Youtube has no incentive to accurately report this data and no apparent accreditation in their methodology.

kulahan|5 months ago

Google in general have been resistant to letting anyone see how effective their ads truly are - and most studies that get close tend to show extremely questionable efficacy results.

If Google shows everyone how ineffective ads actually are, they’d crumble.

girdi|5 months ago

>It's wild to me that advertisers are willing to use first party metrics.

I agree, and find it even wilder that first party metrics from Meta and Google are trusted by most major advertisers (including ad agencies). I'm talking about six-seven figure budgets spent without any third party validation.

I've seen some studies on click fraud[0], but when advertisers are effectively choosing from a duopoly that has limited incentives not to lie in their metrics, I find it strange that there are no popular, widespread and accessible independent validation tools.

0 – https://www.mdpi.com/2073-431X/10/12/164

kelnos|5 months ago

I feel like it's more "second party" in this case. The first party is the creator, and the tracker/keeper of the view counts is Google. Google certainly isn't a disinterested, certified third party, but they're also not a creator who might make up inflated numbers to get a more lucrative sponsorship.

rchaud|5 months ago

Advertisers have 2 options for who to place ads with: Google and Facebook. When you have a monopoly, the customer has to take what it can get. Facebook has overstated its views and clicks for years to charge advertisers more, and faced no consequences for doing so.

avbanks|5 months ago

I've noticed this with TikTok and I'm almost certain YouTube 1P metrics are wildly inaccurate in particular views and non-bot comments.

zahlman|5 months ago

To me the wild thing is that this ad revenue model could ever have been profitable in the first place.

roboror|5 months ago

Click campaigns/conversions and user codes are more important than pure impressions.

tehwebguy|5 months ago

The automated “Skip Ahead” button (which I use daily) is already hostile to sponsorships. I would not be at all surprised to see them hitting sponsors on multiple fronts.

nonameiguess|5 months ago

Skipping sponsored segments is not necessarily a reflection of hostility. My wife has been subscribed to the Factor meal service for over three years, yet all of my favorite podcasts are constantly hawking it, and I don't particularly feel like sitting through 20 sales pitches a day for something I already purchased. There is unfortunately no way to communicate that information to either the channel owner or the sponsor.

a2tech|5 months ago

Google is not getting a cut of that sponsorship money. They don't care if it wrecks your deal. They want your ONLY source of income to be Youtube. If you're fully beholden to Youtube, there will be no escape, no way for you to leave and take your viewership with you.

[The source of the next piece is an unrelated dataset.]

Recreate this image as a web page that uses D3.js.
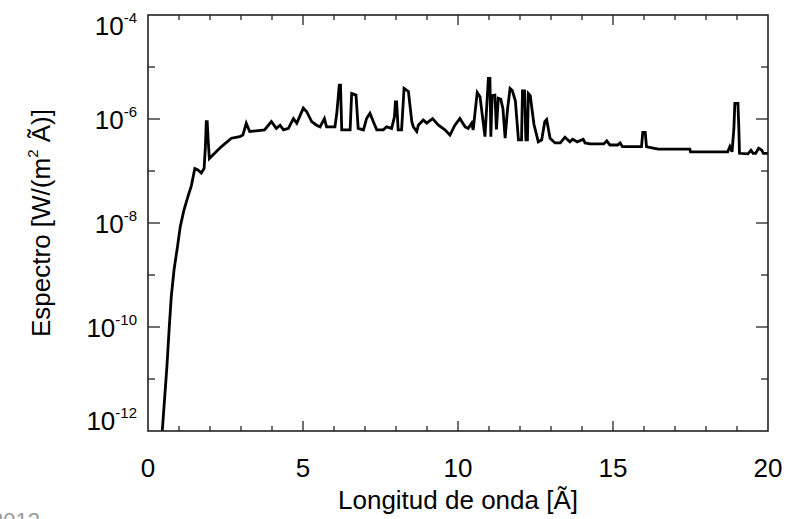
<!DOCTYPE html>
<html><head><meta charset="utf-8">
<script src="https://cdn.jsdelivr.net/npm/d3@7"></script>
<style>
html,body{margin:0;padding:0;background:#fff;overflow:hidden}
text{font-family:"Liberation Sans",Arial,Helvetica,sans-serif}
</style></head>
<body>
<svg id="chart" width="798" height="519"></svg>
<script>
const wavelength = [0.46,0.54,0.61,0.68,0.75,0.84,0.95,1.04,1.16,1.29,1.40,1.51,1.61,1.72,1.81,1.85,1.88,1.91,1.94,1.98,
2.15,2.37,2.69,2.96,3.06,3.17,3.28,3.76,3.98,4.14,4.26,4.37,4.53,4.69,4.80,5.01,5.12,5.28,5.44,5.55,5.69,5.76,6.03,6.09,6.17,6.21,6.25,
6.52,6.57,6.71,6.78,6.95,7.05,7.16,7.29,7.38,7.59,7.70,7.86,7.95,7.98,8.02,8.07,8.18,8.26,8.40,8.51,8.56,8.67,8.72,8.88,8.99,9.18,9.37,
9.58,9.74,9.90,10.06,10.23,10.33,10.44,10.49,10.62,10.71,10.87,10.98,11.03,11.06,11.10,11.19,11.24,11.30,11.38,11.45,11.52,11.60,11.68,
11.75,11.85,11.95,12.05,12.08,12.15,12.19,12.24,12.27,12.33,12.45,12.59,12.70,12.80,12.86,12.97,13.13,13.30,13.45,13.61,13.70,13.85,
14.04,14.10,14.26,14.70,14.80,14.90,15.15,15.23,15.30,15.92,15.96,16.04,16.08,16.14,16.46,17.48,17.50,18.50,18.70,18.77,18.84,18.90,
18.93,19.03,19.06,19.08,19.35,19.45,19.52,19.60,19.70,19.80,19.85,20.0];
const flux = [1.0e-12,4.57e-12,1.74e-11,8.71e-11,3.80e-10,1.26e-9,3.47e-9,8.51e-9,1.78e-8,3.24e-8,5.25e-8,1.12e-7,1.05e-7,9.12e-8,1.12e-7,2.82e-7,8.91e-7,8.91e-7,3.98e-7,1.74e-7,
2.19e-7,2.95e-7,4.27e-7,4.57e-7,4.90e-7,8.32e-7,5.75e-7,6.17e-7,8.91e-7,6.61e-7,7.59e-7,6.17e-7,6.61e-7,1.02e-6,8.32e-7,1.62e-6,1.38e-6,8.91e-7,7.59e-7,7.08e-7,1.02e-6,7.08e-7,7.08e-7,1.29e-6,4.47e-6,4.47e-6,6.17e-7,
6.17e-7,3.09e-6,2.88e-6,6.61e-7,6.17e-7,1.02e-6,1.29e-6,8.32e-7,6.17e-7,6.17e-7,7.08e-7,6.61e-7,1.10e-6,2.14e-6,2.14e-6,6.17e-7,6.17e-7,3.89e-6,3.39e-6,8.91e-7,7.08e-7,5.75e-7,7.59e-7,9.55e-7,8.32e-7,1.02e-6,7.59e-7,
6.17e-7,4.90e-7,7.59e-7,1.02e-6,7.08e-7,6.61e-7,8.32e-7,6.17e-7,3.24e-6,2.69e-6,4.57e-7,6.03e-6,6.03e-6,4.57e-7,2.82e-6,2.88e-6,6.31e-7,2.51e-6,2.40e-6,1.58e-6,4.27e-7,1.58e-6,3.89e-6,
3.55e-6,2.24e-6,3.98e-7,3.98e-7,3.47e-6,3.47e-6,3.98e-7,3.98e-7,3.09e-6,2.82e-6,7.94e-7,3.63e-7,3.98e-7,8.91e-7,9.77e-7,4.27e-7,3.47e-7,3.47e-7,4.47e-7,3.63e-7,4.07e-7,3.63e-7,
4.07e-7,3.47e-7,3.31e-7,3.31e-7,3.80e-7,3.16e-7,3.16e-7,3.47e-7,2.95e-7,2.95e-7,5.50e-7,5.50e-7,2.95e-7,2.88e-7,2.63e-7,2.63e-7,2.34e-7,2.34e-7,2.34e-7,2.95e-7,2.34e-7,6.61e-7,
2.00e-6,2.00e-6,6.61e-7,2.19e-7,2.14e-7,2.51e-7,2.19e-7,2.19e-7,2.75e-7,2.51e-7,2.19e-7,2.19e-7];
const xTickValues = [0,5,10,15,20];
const yTickExponents = [-12,-10,-8,-6,-4];
const xLabel = "Longitud de onda [Ã]";
const yLabelParts = ["Espectro [W/(m", "2", " Ã)]"];
const cornerText = "2012";

const svg = d3.select("#chart");
const L = 148, R = 768, T = 15, B = 431;
const x = d3.scaleLinear().domain([0,20]).range([L,R]);
const y = d3.scaleLog().domain([1e-12,1e-4]).range([B,T]);

svg.append("defs").append("clipPath").attr("id","clip")
  .append("rect").attr("x",L).attr("y",T).attr("width",R-L).attr("height",B-T);

const data = wavelength.map((w,i)=>[w,flux[i]]);
svg.append("path").datum(data)
  .attr("clip-path","url(#clip)")
  .attr("fill","none").attr("stroke","#000").attr("stroke-width",2.8)
  .attr("stroke-linejoin","miter")
  .attr("d", d3.line().x(d=>x(d[0])).y(d=>y(d[1])));

// frame
svg.append("rect").attr("x",L).attr("y",T).attr("width",R-L).attr("height",B-T)
  .attr("fill","none").attr("stroke","#222").attr("stroke-width",1.6);

const g = svg.append("g").attr("stroke","#222").attr("stroke-width",1.3);
d3.range(1,20,1).forEach(v=>{
  const len = v%5===0 ? 10 : 5;
  g.append("line").attr("x1",x(v)).attr("x2",x(v)).attr("y1",B).attr("y2",B-len);
  g.append("line").attr("x1",x(v)).attr("x2",x(v)).attr("y1",T).attr("y2",T+len);
});
d3.range(-11,-4,1).forEach(e=>{
  const len = e%2===0 ? 12 : 7;
  const yy = y(Math.pow(10,e));
  g.append("line").attr("x1",L).attr("x2",L+len).attr("y1",yy).attr("y2",yy);
  g.append("line").attr("x1",R).attr("x2",R-len).attr("y1",yy).attr("y2",yy);
});

svg.append("g").selectAll("text").data(xTickValues).join("text")
  .attr("x",d=>x(d)).attr("y",477).attr("text-anchor","middle")
  .attr("font-size",26).attr("fill","#000").text(d=>d);

// y tick labels (end labels kept inside the frame height, as in the reference)
const labelY = e => {
  const yy = y(Math.pow(10,e)) + 10;
  return Math.min(Math.max(yy, T + 20), B - 1);
};
const yl = svg.append("g").selectAll("text").data(yTickExponents).join("text")
  .attr("x",137).attr("y",labelY).attr("text-anchor","end")
  .attr("font-size",26).attr("fill","#000");
yl.append("tspan").text("10");
yl.append("tspan").attr("dy",-12).attr("font-size",15).text(d=>"-"+(-d));

svg.append("text").attr("x",(L+R)/2).attr("y",509).attr("text-anchor","middle")
  .attr("font-size",26).attr("fill","#000").text(xLabel);
const yt = svg.append("text").attr("transform",`translate(50,${(T+B)/2}) rotate(-90)`)
  .attr("text-anchor","middle").attr("font-size",26).attr("fill","#000");
yt.append("tspan").text(yLabelParts[0]);
yt.append("tspan").attr("dy",-12).attr("font-size",15).text(yLabelParts[1]);
yt.append("tspan").attr("dy",12).text(yLabelParts[2]);

svg.append("text").attr("x",-9).attr("y",528).attr("font-size",22).attr("fill","#999").text(cornerText);
</script>
</body></html>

Remember how Youtube used to be a nice cage with lots of air holes and fun toys to occupy you? Light ad enforcement, tools to help you build your viewership etc? People are starting to feel the pinch of those being removed. That cool room is starting to look like what it really is--an industrial cage.

johanyc|5 months ago

> The automated “Skip Ahead” button (which I use daily) is already hostile to sponsorships

Is it? If I proactively click skip, that means that sponsor is offering something of no use to me. As the sponsor, they successfully make an impression for a second or two anyway. And as a viewer that skip ahead button is much better than pressing right arrow button multiple times

nozzlegear|5 months ago

Truly one of the best updates they've made to the YouTube app on Apple TV (and presumably other tv operating systems) of all time. Just one tap of the remote and we can skip all of the "sponsored by Made In" nonsense.

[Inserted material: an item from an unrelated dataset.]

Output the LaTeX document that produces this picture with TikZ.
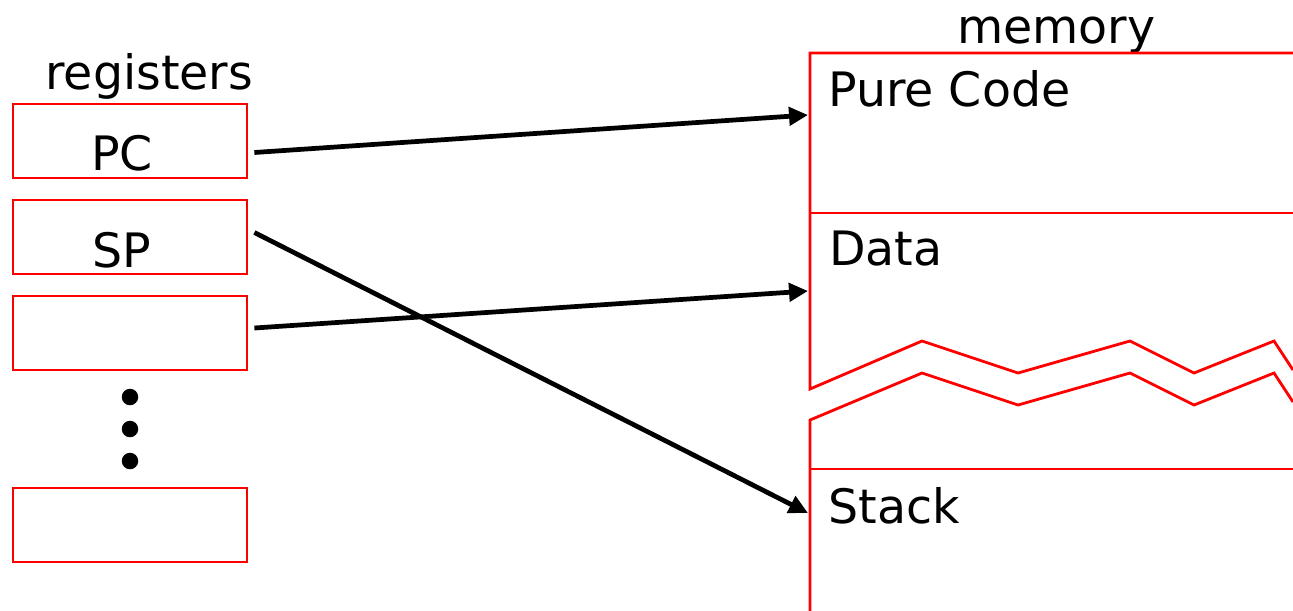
\documentclass[tikz,border=0pt]{standalone}
\usepackage{fontspec}
\setmainfont{DejaVu Sans}
\usetikzlibrary{arrows.meta,positioning}
\tikzset{
  regbox/.style={draw=red, line width=1.6pt, rectangle, minimum width=4.68cm, minimum height=1.48cm, inner sep=0pt},
  lbl/.style={font=\fontsize{27}{32}\selectfont, inner sep=0pt},
  mem/.style={draw=red, line width=1.6pt, line join=miter},
  arr/.style={-{Triangle[length=3.8mm, width=3.6mm]}, line width=2.7pt},
  dot/.style={circle, fill=black, minimum size=3.3mm, inner sep=0pt},
}
\begin{document}
\begin{tikzpicture}[x=0.02cm,y=-0.02cm]
\useasboundingbox (0,0) rectangle (1293,610);
% registers
\node[lbl, anchor=base west] (regtitle) at (45,89) {registers};
\node[regbox] (pc) at (130,141) {};
\node[lbl, anchor=base] (pctxt) at (122,170) {PC};
\node[regbox] (sp) at (130,237) {};
\node[lbl, anchor=base] (sptxt) at (122,267) {SP};
\node[regbox] (r3) at (130,333) {};
\node[dot] (d1) at (130,397) {};
\node[dot] (d2) at (130,429) {};
\node[dot] (d3) at (130,461) {};
\node[regbox] (rn) at (130,525) {};
% memory
\node[lbl, anchor=base west] (memtitle) at (957,43) {memory};
\draw[mem] (1293,53) -- (810,53) -- (810,389) -- (922,341) -- (1018,373) -- (1130,341) -- (1194,373) -- (1274,341) -- (1293,370);
\draw[mem] (810,213) -- (1293,213);
\draw[mem] (1293,402) -- (1274,373) -- (1194,405) -- (1130,373) -- (1018,405) -- (922,373) -- (810,420) -- (810,612);
\draw[mem] (810,469) -- (1293,469);
\node[lbl, anchor=base west] (code) at (828,106) {Pure Code};
\node[lbl, anchor=base west] (data) at (829,265) {Data};
\node[lbl, anchor=base west] (stack) at (828,523) {Stack};
\coordinate (codein) at (808,115);
\coordinate (datain) at (808,291);
\coordinate (stackin) at (808,513);
% pointers
\draw[arr] ([xshift=1.2mm, yshift=-2.3mm]pc.east) -- (codein);
\draw[arr] ([xshift=1.2mm, yshift=0.9mm]sp.east) -- (stackin);
\draw[arr] ([xshift=1.2mm, yshift=1mm]r3.east) -- (datain);
\end{tikzpicture}
\end{document}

Edit: I guess this is a YouTube premium feature?

downrightmike|5 months ago

in video you can just hit a number to go to the next chunk 1,2,3,4,5 etc. just hit 8 or 9 if you want to see if there is anything of value in a 10 minute video that should have been 30 seconds, but youtube wants 10 minutes

secondcoming|5 months ago

Surely YT know if a video has sponsored content and so can refuse to play the video - or even not suggest it - if the user is using adblockers?

SilverbeardUnix|5 months ago

YT would start a revolt among Youtubers if they did this.